Эллинистический мир оставался единым благодаря верховенству греческой культуры, впитывавшей достояние Востока. Что сплачивало индейские общества, сказать трудно. По одной из гипотез, роль греческой культуры в античности у нас в Месоамерике играла культура, расцветшая в Туле {27} и Теотиуакане, не сохранившая собственного имени и неточно называемая «тольтекской». Воздействие культур Мексиканского нагорья на южные области, особенно в зоне так называемой Второй империи майя, кажется, подтверждает эту гипотезу. Характерно, что майянское влияние в Теотиуакане неощутимо. А вот Чичен-Ица {28} — город явно «тольтекский». Все наводит на мысль, что в определенный период культурные формы Центральной Мексики распространились и победили на юге.
В целом Месоамерику рисовали как единую историческую зону с устойчивым набором признаков, общим для всех входящих в нее культур. К ним относили возделывание маиса, ритуальный календарь, игру в пелоту {29} , человеческие жертвоприношения, сходные солнечные и растительные мифы и т. п. Всем этим признакам, так или иначе усвоенным пришельцами с севера, приписывалось южное происхождение. Тем самым месоамериканскую культуру представляли результатом творчества южан, подхваченным, развитым и упорядоченным бродячими племенами севера.
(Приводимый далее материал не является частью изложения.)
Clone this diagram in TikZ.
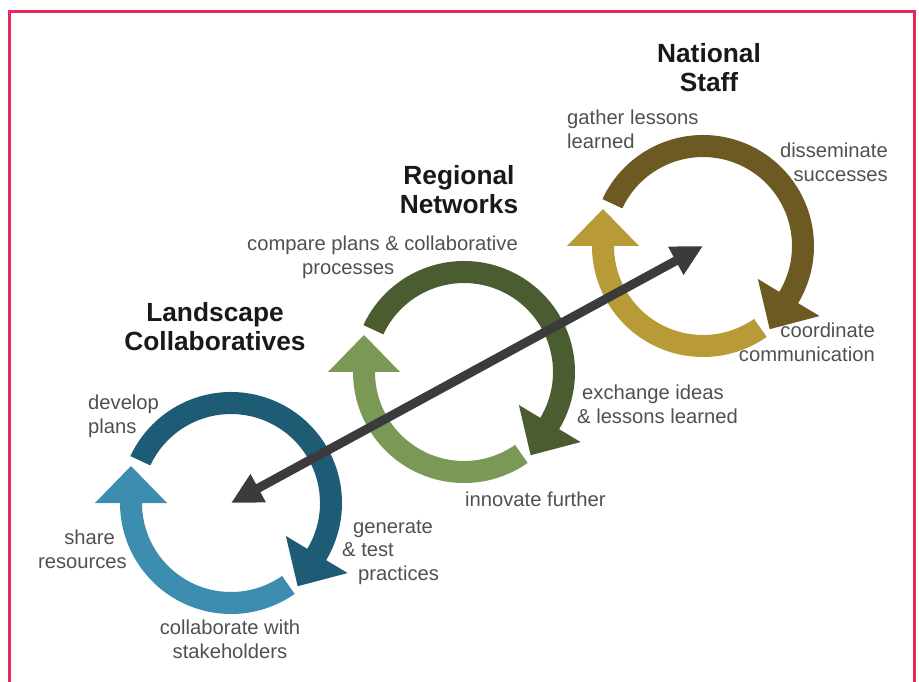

Своеобразие каждой из местных культур в схему не укладывалось. Но при всей близости религиозных, политических и мифологических представлений у индоевропейских народов никто ведь не отрицает своеобразия каждого из них! Как бы там ни было, независимо от особенностей любой отдельной культуры ясно, что всем им, упадочным и ослабевшим, предстояло раствориться в ацтекской империи, наследнице цивилизаций нагорья.
В основе каждого из этих обществ лежала религия. Государство самих ацтеков было теократическим и военным. Таким образом, религиозное сближение предшествовало, дополняло или на свои лад перекликалось с политическим слиянием. Под разными именами, на разных языках, но в рамках похожих по форме и смыслу церемоний и обрядов докортесовы города поклонялись все менее отличимым друг от друга богам. Аграрные божества — боги земли, растительности и плодородия, вроде Тлалока, — и северные боги неба, войны и охоты — Тескатлипока. Уицилопочтли. Мишкоатль — смешивались в едином культе. Ацтекской религии накануне конкисты нередко вменяют в вину бесконечные богословские умствования, обосновывающие, упорядочивающие и сочетающие разные верования, свои и чужие. Синтез этот возникал не в ходе народных религиозных движений наподобие захлестнувших античный мир низовых верований, давших начало христианству. Он оставался уделом замкнутой касты, восседающей на самом верху общественной пирамиды. Религиозное упорядочение, переработки и реформы силами единого жреческого сословия вели к тому, что в области верований, как и в жизни доколониальных городов, одно наслаивалось на другое. Ацтекскую пирамиду воздвигали нередко на месте более древних построек. Но точно так же слияние религии будоражило только поверхность сознания, оставляя прежние верования нетронутыми. А это уже предвосхищало католицизм, который тоже надстроился над первородным и по-прежнему живым источником веры. Почва для испанского господства была, можно сказать, готова.
Без этого завоевание Мексики попросту не понять. Приход испанцев означал для покоренных народов освобождение от ацтекского гнета. Города-государства либо вставали на сторону захватчиков, либо с безразличием (если не с восторгом) смотрели, как гибнут их соперники и прежде всего — самый могущественный, Теночтитлан {30} . И все же ни политический талант Кортеса, ни техническое превосходство (в решающие минуты, скажем в бою при Отумбе {31} , как раз отсутствовавшее), ни предательство соратников и союзников не подкосили бы ацтекскую империю, не коренись в ней собственный недуг — внутреннее сомнение, подтачивавшее силы и заставлявшее отступать. Когда Моктесума открыл испанцам ворота Теночтитлана и встретил Кортеса подарками, ацтеки проиграли. Последнее сражение было уже самоубийством. Так его и понимали во всех текстах, оставшихся свидетельством об этом великом и сумрачном событии.